Da lì la visita di stato di Vladimir Putin e del leader della Lega a Mosca. Mentre organizzava incontri con gli imprenditori di Confindustria Mosca si parlava addirittura di veto, l’ultima carta da usare nella partita con l'Ue, senza poter «escludere nulla». Il governo con il Movimento si è sciolto poche settimane dopo che si è scoperto che l’ex portavoce di Salvini, Gianluca Savoini, trattava un finanziamento con Mosca per il partito attraverso la compravendita di gasolio.

A febbraio 2020: «Continuo a pensare che la Russia debba essere un partner che non va lasciato nelle braccia della Cina: credo che la politica delle sanzioni sia demenziale. Lo dico da 4 anni e non ho cambiato idea».

Il 20 settembre del 2021 preconizzava: «Ci saranno tanti cambiamenti sulla politica estera penso che avere buoni rapporti con la Russia sia fondamentale, soprattutto dopo il problema in Afghanistan». Quindi «rinnovare a vita le sanzioni contro la Russia non è utile per nessuno», concludeva Salvini.

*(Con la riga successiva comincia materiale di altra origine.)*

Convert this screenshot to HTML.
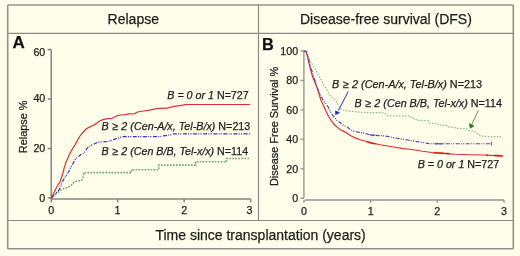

L’intenzione di togliere le sanzioni è rimasta fino all’inizio della invasione. La delusione per il fatto che la Lega al governo non ci sia riuscita è arrivata direttamente da Silvio Berlusconi, che nel 2019 se la prendeva con lui: «Salvini aveva promesso, una volta al governo, che avrebbe tolto le sanzioni: non l'ha fatto. Bisogna riportare la Russia in Occidente. Non possiamo girare la testa dall'altra parte», aveva sottolineato il leader di Forza Italia nel corso della kermesse #IdeeItalia organizzata dal partito a Milano.